Monetary policy that cannot get traction; weak banks that cannot or will not lend; an economy trapped in a twilight world of low growth, haunted by the specter of deflation.
If this combination sounds familiar, that’s because it is.
The eurozone, still drowning in debt bequeathed by the great financial crisis, increasingly resembles Japan in the 1990s as it struggled with its own balance sheet recession brought on by the bursting of an almighty asset bubble.
Japan was long viewed with pity for its failure to shake off its torpor. Its central bank was criticized for policy timidity.
Now, though, the tables are turned. While new Bank of Japan Governor Haruhiko Kuroda has embarked on quantitative easing on an unprecedented scale, the European Central Bank is shrinking its balance sheet and contenting itself with ‘forward guidance’ to talk interest rates down.

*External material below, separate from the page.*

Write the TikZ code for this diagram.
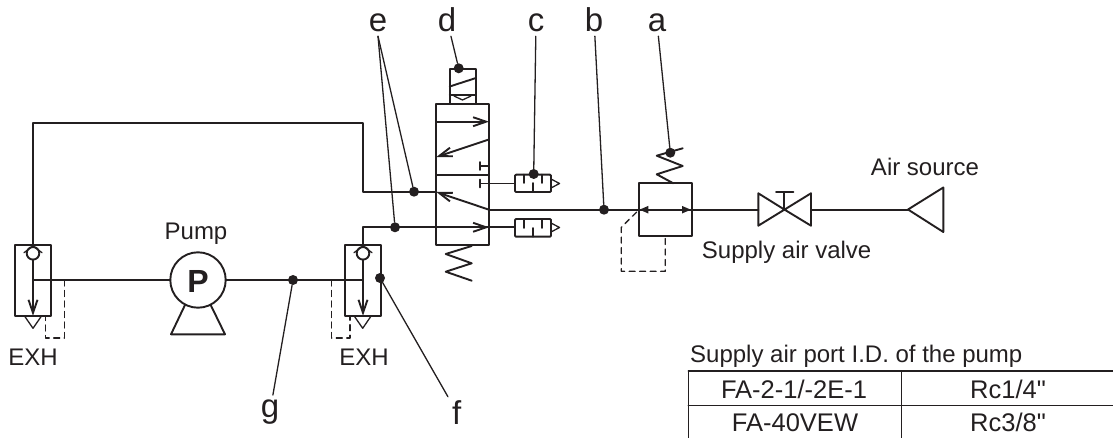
\documentclass[tikz,border=0pt]{standalone}
\usepackage{fontspec}
\setmainfont{Liberation Sans}
\newfontfamily\rawfont{Liberation Sans}
\usepackage{pgf,tikz}
\usetikzlibrary{arrows.meta}
\definecolor{ink}{HTML}{231F20}
\tikzset{
  pipe/.style={line width=1.9pt,draw=ink},
  thinline/.style={line width=1.3pt,draw=ink},
  pilot/.style={line width=1.3pt,draw=ink,dash pattern=on 6pt off 4.5pt},
  dot/.style={circle,fill=ink,inner sep=0pt,minimum size=10pt},
  letter/.style={anchor=base,inner sep=4pt,text=ink,font=\fontsize{33}{33}\selectfont},
  caption/.style={anchor=base,inner sep=0pt,text=ink,font=\fontsize{24}{26}\selectfont},
  cell/.style={anchor=base,inner sep=0pt,text=ink,font=\fontsize{25.5}{27}\selectfont},
  open/.style={-{Straight Barb[length=13pt,width=9pt]}},
  solid tip/.style={-{Triangle[length=9pt,width=7pt]}}
}
\begin{document}
\begin{tikzpicture}[line cap=round,line join=round,x=1pt,y=-1pt]
\clip(0,0) rectangle (1113,438);
% solenoid and valve body
\draw [pipe] (449.7,104)-- (449.7,69)-- (476,69)-- (476,104);
\draw [pipe] (449.7,86.5)-- (476,78);
\draw [pipe] (449.7,95)-- (476,95);
\draw [thinline] (454,96)-- (462.5,100)-- (471,96);
\draw [pipe] (436.3,104) rectangle (489,245);
\draw [pipe] (436.3,174.7)-- (489,174.7);
\draw [pipe,open] (436.3,121.7)-- (489,121.7);
\draw [pipe,open] (489,139.5)-- (436.3,157);
\draw [pipe] (489,166)-- (480,166);
\draw [pipe] (480,162)-- (480,170);
\draw [pipe] (480,179.5)-- (480,187.5);
\draw [pipe] (480,183.5)-- (515,183.5);
\draw [pipe,open] (489,209.7)-- (436.3,192);
\draw [pipe] (471.7,246)-- (445.7,254)-- (471.7,263.3)-- (445.7,271.7)-- (471.7,280.7);
% silencers
\draw [pipe,rounded corners=1pt] (515,174.7) rectangle (551,192);
\draw [pipe] (524,174.7)-- (524,183);
\draw [pipe] (533,192)-- (533,183);
\draw [pipe] (542,174.7)-- (542,183);
\draw [thinline] (551,179)-- (559.5,183.5)-- (551,188);
\draw [pipe,rounded corners=1pt] (515,219) rectangle (551,236.7);
\draw [pipe] (524,219)-- (524,228);
\draw [pipe] (533,236.7)-- (533,228);
\draw [pipe] (542,219)-- (542,228);
\draw [thinline] (551,223)-- (559.5,227.5)-- (551,232);
% pipes
\draw [pipe] (436.3,191.7)-- (363,191.7)-- (363,123)-- (33,123)-- (33,247);
\draw [pipe] (515,227.3)-- (363,227.3)-- (363,247);
\draw [pipe,open] (436.3,227.3)-- (489,227.3);
\draw [pipe] (489,209.7)-- (758.3,209.7);
\draw [pipe] (811,209.7)-- (908,209.7);
\draw [pipe] (33,280)-- (170.3,280);
\draw [pipe] (225.7,280)-- (363,280);
% left pilot block
\draw [pipe] (15.3,245) rectangle (50.7,315.7);
\draw [pipe,open] (33,259.6)-- (33,315.7);
\draw [pipe] (33,253.3) circle (6.3);
\draw [thinline] (24,252.7)-- (33,246)-- (42,252.7);
\draw [thinline] (24.3,315.7)-- (33,328.3)-- (41.7,315.7);
\draw [pilot] (64.7,280)-- (64.7,338)-- (45.7,338)-- (45.7,315.7);
% right pilot block
\draw [pipe] (345.3,245) rectangle (380.7,315.7);
\draw [pipe,open] (363,259.6)-- (363,315.7);
\draw [pipe] (363,253.3) circle (6.3);
\draw [thinline] (354,252.7)-- (363,246)-- (372,252.7);
\draw [thinline] (354,315.7)-- (362.7,328.3)-- (371.3,315.7);
\draw [pilot] (331.3,280)-- (331.3,338)-- (350,338)-- (350,315.7);
% pump
\draw [pipe] (198,280) circle (27.7);
\draw [pipe] (185,305)-- (171,334.3)-- (225,334.3)-- (210.7,305);
\node [anchor=base,inner sep=0pt,text=ink,font=\fontsize{32}{32}\selectfont\bfseries] (pumpP) at (198,292.7) {P};
% regulator
\draw [pipe] (638.7,183.3) rectangle (691.7,236.3);
\draw [pipe] (673.3,183.3)-- (656.7,174.3)-- (682.7,166)-- (656.7,155.7)-- (682.7,148.3);
\draw [pipe,solid tip] (660,209.7)-- (639.3,209.7);
\draw [pipe,solid tip] (670,209.7)-- (691,209.7);
\draw [pilot] (636.7,212)-- (621.3,227.3)-- (621.3,271.3)-- (665.3,271.3)-- (665.3,236.3);
% supply valve and source
\draw [pipe] (784.3,209.5)-- (758.3,193.3)-- (758.3,225.7)-- (811,193.3)-- (811,225.7)-- cycle;
\draw [pipe] (784.3,209.5)-- (784.3,192);
\draw [pipe] (776,192)-- (793.3,192);
\draw [pipe] (908,209.5)-- (943.3,187.5)-- (943.3,232)-- cycle;
% table
\draw [thinline] (688.3,371)-- (1113,371);
\draw [thinline] (688.3,405.3)-- (1113,405.3);
\draw [thinline] (688.3,371)-- (688.3,438);
\draw [thinline] (901.7,371)-- (901.7,438);
% texts
\node [caption] (pumpname) at (196,239.3) {Pump};
\node [caption] (exhleft) at (33,365) {EXH};
\node [caption] (exhright) at (364,365) {EXH};
\node [caption] (source) at (925,176) {Air source};
\node [caption,anchor=base west] (valvename) at (701.7,258.3) {Supply air valve};
\node [caption,anchor=base west] (tabletitle) at (690,362) {Supply air port I.D. of the pump};
\node [cell] (modelone) at (794,398) {FA-2-1/-2E-1};
\node [cell] (modeltwo) at (795,431.7) {FA-40VEW};
\node [cell] (portone) at (1008,398) {{\rawfont Rc1/4"}};
\node [cell] (porttwo) at (1008,431.7) {{\rawfont Rc3/8"}};
% leaders
\node [dot] (dota) at (670.3,152.7) {};
\node [dot] (dotb) at (604,209.7) {};
\node [dot] (dotc) at (533.7,174) {};
\node [dot] (dotd) at (458.7,68.3) {};
\node [dot] (dote) at (414,191.7) {};
\node [dot] (dotee) at (395,227.3) {};
\node [dot] (dotf) at (380,278) {};
\node [dot] (dotg) at (293,280) {};
\node [letter] (laba) at (657,31.7) {a};
\node [letter] (labb) at (594,31.7) {b};
\node [letter] (labc) at (536,31.7) {c};
\node [letter] (labd) at (447,31.7) {d};
\node [letter] (labe) at (378,31.7) {e};
\node [letter] (labf) at (456.7,424) {f};
\node [letter] (labg) at (270,417) {g};
\draw [thinline] (dota)-- (laba);
\draw [thinline] (dotb)-- (labb);
\draw [thinline] (dotc)-- (labc);
\draw [thinline] (dotd)-- (labd);
\draw [thinline] (dote)-- (labe.south);
\draw [thinline] (dotee)-- (labe.south);
\draw [thinline] (dotf)-- (labf);
\draw [thinline] (dotg)-- (labg);
\end{tikzpicture}
\end{document}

In light of the eurozone’s wide output gap, reflected in record high unemployment, and the mountain of debt that governments and the private sector still need to pay down, some economists say inflation risks falling uncomfortably short of the ECB’s target of just below 2%.
In a new report, JP Morgan said it expects core inflation, excluding taxes, to drop below 1%, from 1.1% in the 12 months to May, and remain below that level at least until the end of 2015.
The downward pressure on prices is especially great in struggling countries on the eurozone periphery.